Einig war man sich nicht nur darin, die Klassenanalyse um die Dimensionen Rassismus und koloniale Ausbeutung zu ergänzen. Wie insbesondere Thompson betonte, sei auch der Antifaschismus auf die Höhe der globalen Verhältnisse zu bringen. Sie stellte heraus, dass viele Elemente des deutschen Faschismus, wie die Aufhebung bürgerlicher Rechte für rassistisch ausgegrenzte Gruppen, in den Kolonien gang und gäbe waren. Der erkrankte Fanon-Kenner Nigel Gibson schrieb in einem verlesenen Beitrag, wie schwer die Massaker der französischen Armee an algerischen Aufständischen Fanons ungebrochenen Antifaschismus herausforderten. Er hatte in den Truppen von General Jean de Lattre de Tassigny gegen die Nazis gekämpft, wurde bei der Befreiung Colmars verwundet. Auch in den Armeen der Antihitlerkoalition gab es Rassismus, schlugen die bürgerlich-nationalistischen Militärs antikoloniale Aufstände nieder. Thompson erklärte, dass ein heutiger Antifaschismus den Imperialismus bekämpfen müsse, der den Faschismus strukturell in sich trage. Besonderes Gewicht hätten dabei Boykotte von Waffenlieferungen und Streiks wie jene der italienischen Hafenarbeiter aus Solidarität mit Palästina.

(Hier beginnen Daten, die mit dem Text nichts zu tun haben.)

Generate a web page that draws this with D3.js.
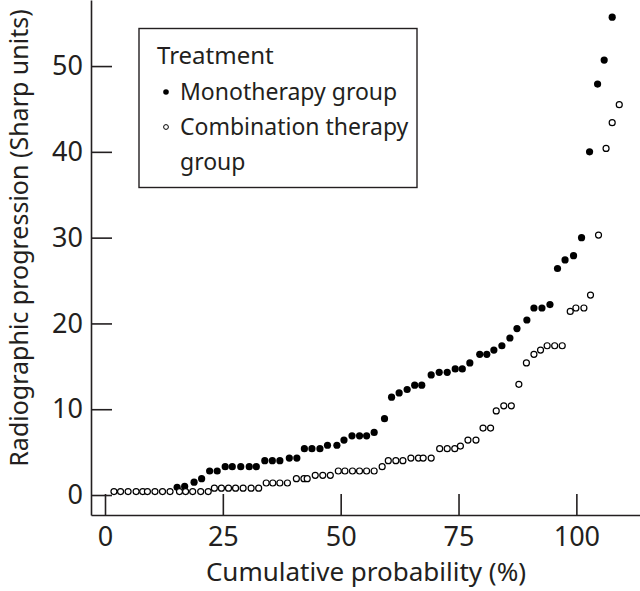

Fast alle Redner erkannten im Genozid in Gaza ein Menetekel. Vielleicht am deutlichsten Annie Olaloku-Teriba (London) in ihrer kompakten Rede, in der sie sich vom orthodoxen Marxismus absetzte und Fanon als »Häretiker« würdigte. Kevin Ochieng Okoth (London) gab abschließend zu bedenken, dass es auch nach dem Sieg über Kolonialismus, Neokolonialismus und den Imperialismus noch viel zu tun gebe, um Gemeinschaften zu heilen, die durch Gewalt versehrt wurden. Dies sei eine der wertvollsten Lektionen, die wir von dem Revolutionär und Psychiater Fanon lernen könnten.